Internationally renowned activist on issues of gender, race and violence, Jackson Katz, is set to deliver the annual McBride and Veteran’s Day Lecture at Simpson College on Wednesday, Nov. 6. 

His lecture, The Macho Paradox: Transforming Rape Culture at its Roots, begins at 1 p.m. in Hubbell Hall. The event is free and open to the public.

Katz is a co-founder of the multiracial, mixed-gender Mentors in Violence Prevention (MVP), one of the longest-running and most widely influential gender violence prevention programs in North America. MVP — which is utilized at Simpson —  is the first major program of its kind in the sports culture and the military. It introduced the ‘bystander’ approach to the sexual assault and relationship abuse fields, and Katz is a key architect of this now broadly popular strategy. 

He is the founder and president of MVP Strategies, which provides sexual harassment and gender violence prevention training for small and large corporations, educational institutions and community organizations. He has appeared on “The Today Show” and  “The Oprah Winfrey Show” and his TED Talk, “Violence Against Women is a Men’s Issue,” has been viewed more than 4 million times. 

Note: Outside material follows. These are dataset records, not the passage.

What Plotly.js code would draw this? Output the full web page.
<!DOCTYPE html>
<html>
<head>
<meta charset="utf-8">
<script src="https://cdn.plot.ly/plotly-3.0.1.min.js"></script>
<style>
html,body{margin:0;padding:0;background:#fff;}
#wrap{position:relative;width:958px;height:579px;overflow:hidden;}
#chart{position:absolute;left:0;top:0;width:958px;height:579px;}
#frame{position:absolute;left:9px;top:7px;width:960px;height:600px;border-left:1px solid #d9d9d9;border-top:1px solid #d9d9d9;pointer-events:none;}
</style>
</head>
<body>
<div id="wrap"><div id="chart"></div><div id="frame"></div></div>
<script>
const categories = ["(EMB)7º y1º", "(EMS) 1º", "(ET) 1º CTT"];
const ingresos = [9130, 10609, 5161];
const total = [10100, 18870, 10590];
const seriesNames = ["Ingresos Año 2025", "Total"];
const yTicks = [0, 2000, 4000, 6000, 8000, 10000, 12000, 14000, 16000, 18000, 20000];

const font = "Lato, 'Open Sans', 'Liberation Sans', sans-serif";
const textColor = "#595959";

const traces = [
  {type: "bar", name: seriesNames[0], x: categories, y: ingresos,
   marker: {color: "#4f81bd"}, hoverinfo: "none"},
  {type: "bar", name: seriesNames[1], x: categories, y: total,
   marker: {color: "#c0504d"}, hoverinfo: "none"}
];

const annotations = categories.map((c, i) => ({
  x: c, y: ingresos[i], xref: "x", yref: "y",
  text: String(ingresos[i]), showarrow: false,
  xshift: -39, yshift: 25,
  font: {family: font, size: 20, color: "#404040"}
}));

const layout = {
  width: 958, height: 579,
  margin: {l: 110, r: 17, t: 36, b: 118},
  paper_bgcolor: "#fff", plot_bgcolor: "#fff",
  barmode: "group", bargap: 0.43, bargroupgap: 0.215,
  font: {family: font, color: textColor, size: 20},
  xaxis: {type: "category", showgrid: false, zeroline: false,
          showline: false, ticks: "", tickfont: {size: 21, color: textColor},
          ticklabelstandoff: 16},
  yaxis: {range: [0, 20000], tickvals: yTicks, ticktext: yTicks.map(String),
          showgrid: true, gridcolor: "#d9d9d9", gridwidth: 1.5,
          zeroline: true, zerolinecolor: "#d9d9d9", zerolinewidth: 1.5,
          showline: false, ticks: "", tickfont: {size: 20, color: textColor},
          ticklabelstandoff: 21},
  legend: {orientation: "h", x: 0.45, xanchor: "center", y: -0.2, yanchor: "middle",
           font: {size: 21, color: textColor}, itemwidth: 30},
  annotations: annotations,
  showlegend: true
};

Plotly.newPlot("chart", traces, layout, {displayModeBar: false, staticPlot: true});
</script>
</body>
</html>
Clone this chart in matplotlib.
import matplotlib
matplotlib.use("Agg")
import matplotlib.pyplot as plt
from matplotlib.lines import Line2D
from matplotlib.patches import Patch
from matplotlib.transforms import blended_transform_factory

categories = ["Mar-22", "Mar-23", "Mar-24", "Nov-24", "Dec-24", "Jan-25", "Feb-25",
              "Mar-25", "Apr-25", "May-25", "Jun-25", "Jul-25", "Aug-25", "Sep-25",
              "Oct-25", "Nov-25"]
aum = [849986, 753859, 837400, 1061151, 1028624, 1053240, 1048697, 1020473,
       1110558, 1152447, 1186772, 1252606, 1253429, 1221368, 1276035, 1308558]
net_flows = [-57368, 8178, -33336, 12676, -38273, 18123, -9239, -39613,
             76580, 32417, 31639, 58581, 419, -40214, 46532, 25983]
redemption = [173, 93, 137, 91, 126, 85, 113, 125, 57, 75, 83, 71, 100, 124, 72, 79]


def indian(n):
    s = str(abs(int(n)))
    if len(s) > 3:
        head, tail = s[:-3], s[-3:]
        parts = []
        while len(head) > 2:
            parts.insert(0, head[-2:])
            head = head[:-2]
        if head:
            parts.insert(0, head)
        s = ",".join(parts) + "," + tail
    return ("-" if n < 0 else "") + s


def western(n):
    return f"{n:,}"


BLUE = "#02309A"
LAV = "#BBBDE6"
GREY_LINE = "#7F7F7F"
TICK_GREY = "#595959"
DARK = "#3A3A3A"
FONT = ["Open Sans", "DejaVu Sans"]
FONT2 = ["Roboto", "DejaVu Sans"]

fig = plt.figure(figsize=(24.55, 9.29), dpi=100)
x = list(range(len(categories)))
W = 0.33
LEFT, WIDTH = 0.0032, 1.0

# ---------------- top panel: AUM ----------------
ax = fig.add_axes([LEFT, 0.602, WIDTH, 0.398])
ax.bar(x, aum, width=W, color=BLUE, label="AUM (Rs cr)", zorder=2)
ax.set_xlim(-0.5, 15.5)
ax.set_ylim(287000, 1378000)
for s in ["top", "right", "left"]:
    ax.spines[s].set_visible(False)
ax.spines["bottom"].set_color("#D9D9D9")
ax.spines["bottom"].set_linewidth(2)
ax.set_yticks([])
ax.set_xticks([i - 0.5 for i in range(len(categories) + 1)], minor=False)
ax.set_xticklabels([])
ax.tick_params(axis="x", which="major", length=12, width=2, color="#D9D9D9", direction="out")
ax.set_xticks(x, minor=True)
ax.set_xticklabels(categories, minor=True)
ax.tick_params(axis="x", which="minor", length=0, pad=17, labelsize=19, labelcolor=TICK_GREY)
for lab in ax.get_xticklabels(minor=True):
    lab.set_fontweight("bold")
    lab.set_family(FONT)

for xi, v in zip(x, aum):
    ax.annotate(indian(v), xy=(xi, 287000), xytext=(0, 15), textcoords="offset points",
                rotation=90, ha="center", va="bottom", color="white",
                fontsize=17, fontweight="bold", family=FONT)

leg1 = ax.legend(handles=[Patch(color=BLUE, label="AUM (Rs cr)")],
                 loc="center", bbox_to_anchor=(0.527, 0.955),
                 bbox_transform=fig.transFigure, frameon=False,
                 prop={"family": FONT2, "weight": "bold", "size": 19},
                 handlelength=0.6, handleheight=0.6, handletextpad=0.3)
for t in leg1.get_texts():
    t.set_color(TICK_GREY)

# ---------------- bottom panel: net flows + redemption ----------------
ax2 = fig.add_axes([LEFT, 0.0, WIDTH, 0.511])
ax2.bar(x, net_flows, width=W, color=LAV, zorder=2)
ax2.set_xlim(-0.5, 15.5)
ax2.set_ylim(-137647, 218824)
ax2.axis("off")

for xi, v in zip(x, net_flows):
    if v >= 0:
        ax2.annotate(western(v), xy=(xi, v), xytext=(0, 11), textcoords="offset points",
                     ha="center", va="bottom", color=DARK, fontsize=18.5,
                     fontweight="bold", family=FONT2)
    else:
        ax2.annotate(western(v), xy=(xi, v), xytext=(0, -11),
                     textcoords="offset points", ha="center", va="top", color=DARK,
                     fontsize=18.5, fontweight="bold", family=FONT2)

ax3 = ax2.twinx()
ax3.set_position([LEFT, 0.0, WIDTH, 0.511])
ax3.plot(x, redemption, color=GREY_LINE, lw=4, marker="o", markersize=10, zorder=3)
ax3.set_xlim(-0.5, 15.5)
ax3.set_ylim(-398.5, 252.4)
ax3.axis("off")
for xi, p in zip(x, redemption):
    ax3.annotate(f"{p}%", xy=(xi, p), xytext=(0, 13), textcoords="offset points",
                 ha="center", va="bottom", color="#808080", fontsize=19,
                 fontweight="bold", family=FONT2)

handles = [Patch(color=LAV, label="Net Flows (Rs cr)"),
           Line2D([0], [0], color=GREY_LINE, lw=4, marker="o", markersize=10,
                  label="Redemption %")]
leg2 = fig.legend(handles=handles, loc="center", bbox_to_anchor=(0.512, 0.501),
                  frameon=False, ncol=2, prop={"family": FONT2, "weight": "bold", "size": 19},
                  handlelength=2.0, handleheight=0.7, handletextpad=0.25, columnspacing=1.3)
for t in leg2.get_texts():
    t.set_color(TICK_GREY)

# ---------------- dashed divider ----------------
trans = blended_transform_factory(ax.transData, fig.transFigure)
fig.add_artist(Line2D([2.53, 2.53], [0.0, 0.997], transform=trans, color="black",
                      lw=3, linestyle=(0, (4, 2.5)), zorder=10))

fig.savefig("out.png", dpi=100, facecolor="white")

Katz became the first man at the University of Massachusetts-Amherst to earn a minor in women’s studies. He holds a Master’s degree from the Harvard Graduate School of Education, and a Ph.D. in cultural studies and education from UCLA. 

About the McBride Lecture
The McBride Lectureship was established by the Simpson College Board of Trustees in 1987 in honor of Drs. Robert and Luella McBride. From 1979 to 1987, Robert McBride served as the 19th president of Simpson College. Through this lectureship, the McBrides are recognized for their service to the community and commitment to Simpson. The endowed fund for the lectureship was created with gifts from trustees, alumni and friends for the purpose of exposing students to great minds, critical thinking, the search for meaning, and the issues of personal integrity, moral responsibility, social justice, humane sensitivity and the cause of citizenship.